It should be no surprise at this point that I consider my life to be somewhat odd. I’m nineteen now and what have I accomplished in my short little life? Oh, I launched a boycott here, I started a company there; I woke up one day and said, hey, I wanna be a television producer. The next day, off to London to win another award for something random.
Maybe that’s just it – my life is random. But how could it be that random? In fact, my life is too random to be real.
Thus was my reasoning on November 11, 2003, when I expressed my concerns that maybe – just maybe – that movie ‘The Truman Show’ wasn’t just a movie after all. Heck, I’ve even been a guest in the hometown of Truman in Seaside, Florida! That movie was a hint, a clue, a sign from beyond the silver screen that perhaps all these random, extreme, odd occurrences in my life weren’t so random after all. Someone was the man behind the curtain to whom I should pay no attention! My life had gotten so bizarre that clearly, someone had been planning it for the sake of higher television ratings. How else could you possibly explain such dramatic things always happening around sweeps week? Fleeing the country to avoid a stalker, flying to Europe to meet Count Dracula, magically getting the car of my dreams for ten days straight…
It was all just a little too suspicious. Thus was born the idea of The Heather Show. My life isn’t a life at all, it’s a TV show. I’m caught in a bubble of someone else’s design. The day to day goings on of my life have all been fabricated for the enjoyment of the masses. I’m a puppet in some sick reality TV show.
Really, it explains a lot – why I’ve never met anyone else who looks like me, why sometimes I see the same people in different airports in different cities, why I’ll occasionally see a car in an entirely different state that I swear I’ve seen in my neighborhood (you know the one – it’s old, it’s nasty, and it’s coated in very specific bumper stickers).
You may ask yourself, what about this blog? Easy. The producers just planted the idea of blogging in my head so that it could be another branch of publicity for the show. See? I’m not easily fooled, I’m on to their little game.
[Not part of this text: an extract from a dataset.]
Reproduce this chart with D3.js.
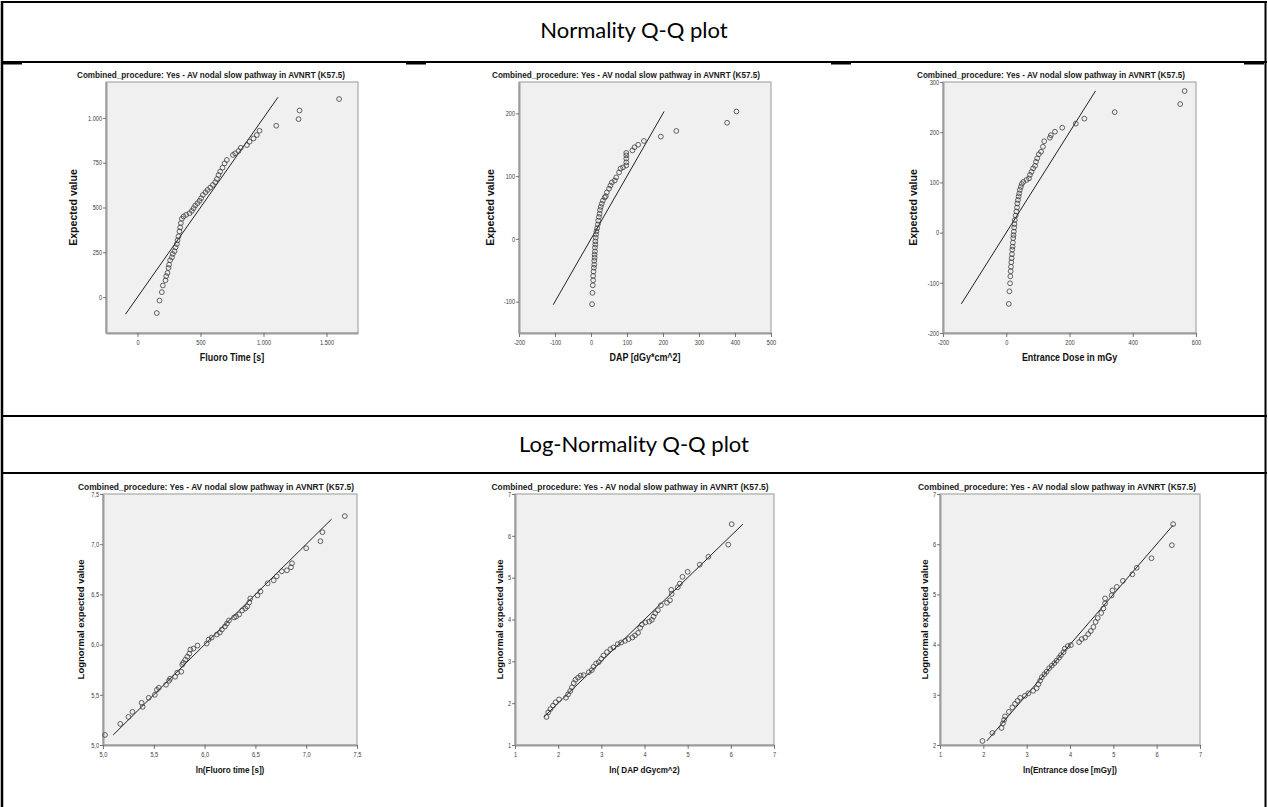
<!DOCTYPE html>
<html>
<head>
<meta charset="utf-8">
<script src="https://cdn.jsdelivr.net/npm/d3@7"></script>
<style>
  html, body { margin: 0; padding: 0; background: #ffffff; }
  svg { display: block; }
</style>
</head>
<body>
<svg id="chart" width="1268" height="807"></svg>
<script>
// ---------- Section headings ----------
const sectionTitles = ["Normality Q-Q plot", "Log-Normality Q-Q plot"];
const panelTitle = "Combined_procedure: Yes - AV nodal slow pathway in AVNRT (K57.5)";

// ---------- Fluoroscopy time (normal Q-Q) ----------
const fluoroObserved = [153,175,193,201,222,228,238,246,251,259,273,280,294,302,312,318,325,333,339,344,352,365,386,413,431,445,458,476,492,505,519,540,556,577,598,617,630,643,656,675,691,709,757,775,802,820,868,889,921,947,968,1101,1278,1286,1600];
const fluoroExpected = [-89,-19,28,65,94,117,135,163,181,206,222,241,256,278,296,317,339,367,389,413,437,450,459,468,481,496,511,524,537,552,570,585,598,611,626,641,659,681,700,722,746,765,793,802,815,833,848,867,885,904,928,956,993,1041,1105];
const fluoroRefLine = [-95, 1115];
const fluoroXTicks = [0, 500, 1000, 1500];
const fluoroYTicks = [0, 250, 500, 750, 1000];

// ---------- Dose area product (normal Q-Q) ----------
const dapObserved = [3,4,5,6,6,7,8,9,9,10,10,11,11,12,12,13,14,15,17,19,20,22,24,25,27,30,33,38,41,44,50,54,58,66,70,78,82,89,98,98,98,98,98,115,121,131,147,194,237,378,404];
const dapExpected = [-104,-86,-74,-66,-59,-52,-46,-41,-35,-30,-25,-20,-14,-9,-4,2,7,12,17,23,29,35,40,46,51,56,61,66,68,74,80,85,90,93,98,106,112,114,117,122,128,133,137,141,146,150,156,163,172,185,203];
const dapRefLine = [-105, 203];
const dapXTicks = [-200, -100, 0, 100, 200, 300, 400, 500];
const dapYTicks = [-100, 0, 100, 200];

// ---------- Entrance dose (normal Q-Q) ----------
const doseObserved = [8,10,12,13,14,15,16,17,18,19,20,21,22,23,24,25,26,27,30,32,34,35,37,39,41,43,46,49,54,64,72,75,80,85,91,94,98,103,110,116,120,138,141,154,177,220,247,343,550,564];
const doseExpected = [-142,-117,-101,-87,-77,-68,-59,-51,-43,-34,-28,-20,-11,-5,2,10,17,25,34,42,50,58,65,72,78,85,91,97,101,105,108,115,121,128,133,141,148,156,161,171,182,189,194,201,209,217,227,240,256,282];
const doseRefLine = [-142, 282];
const doseXTicks = [-200, 0, 200, 400, 600];
const doseYTicks = [-200, -100, 0, 100, 200, 300];

// ---------- ln(Fluoroscopy time) (lognormal Q-Q) ----------
const lnFluoroObserved = [5.02,5.17,5.25,5.29,5.39,5.38,5.45,5.51,5.53,5.55,5.62,5.65,5.66,5.71,5.73,5.77,5.78,5.79,5.81,5.83,5.85,5.86,5.89,5.93,6.02,6.04,6.07,6.12,6.15,6.17,6.20,6.22,6.24,6.29,6.31,6.34,6.37,6.40,6.42,6.44,6.45,6.52,6.55,6.62,6.68,6.71,6.76,6.81,6.85,6.86,7.00,7.14,7.16,7.38];
const lnFluoroExpected = [5.10,5.21,5.28,5.33,5.38,5.42,5.47,5.50,5.55,5.57,5.60,5.64,5.66,5.68,5.72,5.73,5.80,5.82,5.85,5.88,5.91,5.95,5.96,5.99,6.01,6.05,6.07,6.10,6.12,6.15,6.18,6.21,6.24,6.27,6.28,6.30,6.34,6.36,6.38,6.42,6.46,6.49,6.53,6.61,6.64,6.68,6.73,6.74,6.77,6.81,6.96,7.03,7.12,7.28];
const lnFluoroRefLine = [5.10, 7.25];
const lnFluoroTicks = [5.0, 5.5, 6.0, 6.5, 7.0, 7.5];

// ---------- ln(DAP) (lognormal Q-Q) ----------
const lnDapObserved = [1.73,1.77,1.82,1.88,1.94,2.02,2.18,2.23,2.28,2.32,2.36,2.40,2.46,2.52,2.59,2.71,2.78,2.82,2.88,2.94,3.00,3.05,3.13,3.21,3.28,3.38,3.46,3.55,3.63,3.72,3.78,3.85,3.90,3.94,4.02,4.11,4.17,4.21,4.25,4.31,4.38,4.52,4.59,4.63,4.62,4.77,4.82,4.88,5.00,5.28,5.48,5.94,6.02];
const lnDapExpected = [1.67,1.78,1.86,1.94,2.02,2.09,2.13,2.21,2.29,2.38,2.48,2.56,2.61,2.66,2.67,2.74,2.79,2.87,2.95,2.98,3.06,3.14,3.22,3.29,3.33,3.41,3.45,3.49,3.53,3.57,3.62,3.68,3.80,3.88,3.93,3.95,3.99,4.07,4.15,4.22,4.34,4.40,4.46,4.61,4.71,4.77,4.86,5.02,5.14,5.31,5.50,5.79,6.28];
const lnDapRefLine = [1.67, 6.28];
const lnDapXTicks = [1, 2, 3, 4, 5, 6, 7];
const lnDapYTicks = [1, 2, 3, 4, 5, 6, 7];

// ---------- ln(Entrance dose) (lognormal Q-Q) ----------
const lnDoseObserved = [1.98,2.21,2.42,2.45,2.48,2.50,2.59,2.67,2.73,2.79,2.85,2.96,3.04,3.15,3.23,3.27,3.31,3.35,3.41,3.46,3.52,3.58,3.64,3.69,3.75,3.79,3.85,3.88,3.95,4.02,4.21,4.27,4.35,4.42,4.48,4.54,4.59,4.64,4.72,4.77,4.81,4.81,4.96,4.98,5.08,5.22,5.44,5.54,5.88,6.35,6.38];
const lnDoseExpected = [2.08,2.24,2.34,2.43,2.50,2.57,2.66,2.75,2.82,2.88,2.94,2.98,3.03,3.08,3.13,3.21,3.28,3.35,3.41,3.46,3.53,3.58,3.63,3.68,3.74,3.79,3.85,3.92,3.97,3.99,4.05,4.11,4.14,4.21,4.27,4.35,4.45,4.53,4.63,4.72,4.82,4.92,4.98,5.08,5.15,5.27,5.40,5.53,5.72,5.98,6.40];
const lnDoseRefLine = [2.08, 6.38];
const lnDoseXTicks = [1, 2, 3, 4, 5, 6, 7];
const lnDoseYTicks = [2, 3, 4, 5, 6, 7];

// European number formatting (1.000 / 5,0)
const euro = d3.formatLocale({ decimal: ",", thousands: ".", grouping: [3], currency: ["", " €"], minus: "-" });
const fmtInt = euro.format(",d");
const fmtOne = euro.format(".1f");

const svg = d3.select("#chart");
const chartFont = "'Liberation Sans', Arial, Helvetica, sans-serif";
const headFont = "Lato, 'Open Sans', 'Noto Sans', sans-serif";

// squeeze horizontal text a little, like a horizontally scaled export
function squeeze(sel, factor) {
  sel.each(function () {
    const len = this.getComputedTextLength();
    d3.select(this).attr("textLength", len * factor).attr("lengthAdjust", "spacingAndGlyphs");
  });
}

// ---------- Table rules ----------
const table = svg.append("g").attr("stroke", "#000");
table.append("line").attr("x1", 2).attr("x2", 2).attr("y1", 1).attr("y2", 807).attr("stroke-width", 2.5);
table.append("line").attr("x1", 1265.5).attr("x2", 1265.5).attr("y1", 1).attr("y2", 807).attr("stroke-width", 2);
[2, 62, 416, 473].forEach(yy => {
  table.append("line").attr("x1", 1).attr("x2", 1267).attr("y1", yy).attr("y2", yy).attr("stroke-width", 2);
});
[12, 416, 841, 1254].forEach(cx => {
  svg.append("rect").attr("x", cx - 10).attr("y", 62).attr("width", 20).attr("height", 2.5).attr("fill", "#000");
});

svg.append("text").attr("x", 634).attr("y", 38).attr("text-anchor", "middle")
  .style("font-family", headFont).style("font-size", "22px").attr("fill", "#000").text(sectionTitles[0]);
svg.append("text").attr("x", 634).attr("y", 452).attr("text-anchor", "middle")
  .style("font-family", headFont).style("font-size", "22px").attr("fill", "#000").text(sectionTitles[1]);

// ---------- Panels ----------
const panels = [
  { obs: fluoroObserved, exp: fluoroExpected, ref: fluoroRefLine, frame: [106, 82, 358, 333],
    xDomain: [-250, 1750], yDomain: [-200, 1200], xTicks: fluoroXTicks, yTicks: fluoroYTicks, fmt: fmtInt,
    titleX: 211, titleY: 78, titleLen: 268, xTitle: "Fluoro Time [s]", yTitle: "Expected value", yTitleX: 73, fs: 10.5 },
  { obs: dapObserved, exp: dapExpected, ref: dapRefLine, frame: [519, 82, 771, 333],
    xDomain: [-200, 500], yDomain: [-150, 250], xTicks: dapXTicks, yTicks: dapYTicks, fmt: fmtInt,
    titleX: 626, titleY: 78, titleLen: 268, xTitle: "DAP [dGy*cm^2]", yTitle: "Expected value", yTitleX: 490, fs: 10.5 },
  { obs: doseObserved, exp: doseExpected, ref: doseRefLine, frame: [943, 82, 1196, 333],
    xDomain: [-200, 600], yDomain: [-200, 300], xTicks: doseXTicks, yTicks: doseYTicks, fmt: fmtInt,
    titleX: 1051, titleY: 78, titleLen: 268, xTitle: "Entrance Dose in mGy", yTitle: "Expected value", yTitleX: 913, fs: 10.5 },
  { obs: lnFluoroObserved, exp: lnFluoroExpected, ref: lnFluoroRefLine, frame: [103, 494, 357, 745],
    xDomain: [5, 7.5], yDomain: [5, 7.5], xTicks: lnFluoroTicks, yTicks: lnFluoroTicks, fmt: fmtOne,
    titleX: 216, titleY: 490, titleLen: 276, xTitle: "ln(Fluoro time [s])", yTitle: "Lognormal expected value", yTitleX: 81, fs: 9.5 },
  { obs: lnDapObserved, exp: lnDapExpected, ref: lnDapRefLine, frame: [515, 494, 774, 745],
    xDomain: [1, 7], yDomain: [1, 7], xTicks: lnDapXTicks, yTicks: lnDapYTicks, fmt: fmtInt,
    titleX: 630, titleY: 490, titleLen: 277, xTitle: "ln( DAP dGycm^2)", yTitle: "Lognormal expected value", yTitleX: 500, fs: 9.5 },
  { obs: lnDoseObserved, exp: lnDoseExpected, ref: lnDoseRefLine, frame: [940, 494, 1200, 745],
    xDomain: [1, 7], yDomain: [2, 7], xTicks: lnDoseXTicks, yTicks: lnDoseYTicks, fmt: fmtInt,
    titleX: 1057, titleY: 490, titleLen: 278, xTitle: "ln(Entrance dose [mGy])", yTitle: "Lognormal expected value", yTitleX: 925, fs: 9.5 }
];

panels.forEach(p => {
  const [x0, y0, x1, y1] = p.frame;
  const x = d3.scaleLinear().domain(p.xDomain).range([x0, x1]);
  const y = d3.scaleLinear().domain(p.yDomain).range([y1, y0]);
  const g = svg.append("g").style("font-family", chartFont);

  // plot area
  g.append("rect").attr("x", x0).attr("y", y0).attr("width", x1 - x0).attr("height", y1 - y0)
    .attr("fill", "#f0f0f0").attr("stroke", "#a8a8a8").attr("stroke-width", 1.2);

  // axes
  const gx = g.append("g").attr("transform", `translate(0,${y1})`)
    .call(d3.axisBottom(x).tickValues(p.xTicks).tickFormat(p.fmt).tickSize(4).tickSizeOuter(0).tickPadding(3));
  const gy = g.append("g").attr("transform", `translate(${x0},0)`)
    .call(d3.axisLeft(y).tickValues(p.yTicks).tickFormat(p.fmt).tickSize(3).tickSizeOuter(0).tickPadding(1));
  [gx, gy].forEach(a => {
    a.select(".domain").attr("stroke", "#9c9c9c").attr("stroke-width", 2);
    a.selectAll(".tick line").attr("stroke", "#555").attr("stroke-width", 0.8);
    a.selectAll(".tick text").attr("fill", "#3a3a3a").style("font-size", "7px").style("font-family", chartFont);
  });
  squeeze(gx.selectAll(".tick text"), 0.8);
  squeeze(gy.selectAll(".tick text"), 0.8);

  // reference line y = x
  g.append("line")
    .attr("x1", x(p.ref[0])).attr("y1", y(p.ref[0]))
    .attr("x2", x(p.ref[1])).attr("y2", y(p.ref[1]))
    .attr("stroke", "#222").attr("stroke-width", 1);

  // observed vs expected points
  g.selectAll("circle.pt").data(d3.zip(p.obs, p.exp)).join("circle").attr("class", "pt")
    .attr("cx", d => x(d[0])).attr("cy", d => y(d[1])).attr("r", 2.4)
    .attr("fill", "none").attr("stroke", "#3c3c3c").attr("stroke-width", 0.8);

  // titles
  g.append("text").attr("x", p.titleX).attr("y", p.titleY).attr("text-anchor", "middle")
    .style("font-size", "9px").style("font-weight", "bold").attr("fill", "#1a1a1a")
    .attr("textLength", p.titleLen).attr("lengthAdjust", "spacingAndGlyphs").text(panelTitle);

  const xt = g.append("text").attr("x", (x0 + x1) / 2).attr("y", y1 + 28).attr("text-anchor", "middle")
    .style("font-size", p.fs + "px").style("font-weight", "bold").attr("fill", "#111").text(p.xTitle);
  squeeze(xt, 0.85);

  g.append("text").attr("transform", `translate(${p.yTitleX},${(y0 + y1) / 2}) rotate(-90)`)
    .attr("text-anchor", "middle").attr("dy", "0.35em")
    .style("font-size", p.fs + "px").style("font-weight", "bold").attr("fill", "#111").text(p.yTitle);
});
</script>
</body>
</html>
TV shows I watch? Movies? All the same as what’s out in the real world. Think of it as a kind of commercial break from the Heather Show the viewers are seeing.
See? I’ve got you people all figured out. I’m a pawn. Who knows, maybe some of you are pawns too and the producers have just gotten very clever about TV show cross-overs. You know, like those episodes of Law & Order where the cast from SVU will suddenly pop over to Criminal Intent to say ‘Hi!’ and swap stories. It’s like that, only no crime solving’s going on. (And as far as I know, the Heather Show doesn’t have that cool dun-dun noise.)
I’m tired of the producers having all the fun, it’s my turn to get in on the action. All of this is the reason for moving my blog from its old home at DProphet.com/meggers to its own domain of HeatherShow.com. Here, on my own special domain name, I’ll be able to provide my own version of the Heather Show, free from the influences of those darn producers who like to throw drama and unpredictability into my life. This is my show now.
— Many, many thanks to my wonderful brother Kevin for working so hard to install Moveable Type for me and make this lovely template. He took my crazy design and made it work. Yup, you know it, he’s a genius. —
Sometimes, just sometimes, you scare me. Nice site though.
hehe! I never saw the truman show, but when i was growing up, i was convinced that i secretly being taped & broadcast. hehehe.
Woohoo!! I like the new pad. And I’m happy to be a part of the show 😉
I really like the new digs; the blue was always too conservative for ya 🙂 I guess I’ll have to start making the dramatic L&O dun dun sound next time I make a cameo.
Heather: I lost my keys. I swear they were here a moment ago.
Steve: Dun Dun
Heather: Oops I splilled the milk
Steve: Dun dun
Nope that won’t get old.
Hey! Nice new look! 🙂 So…cheerful! Love it!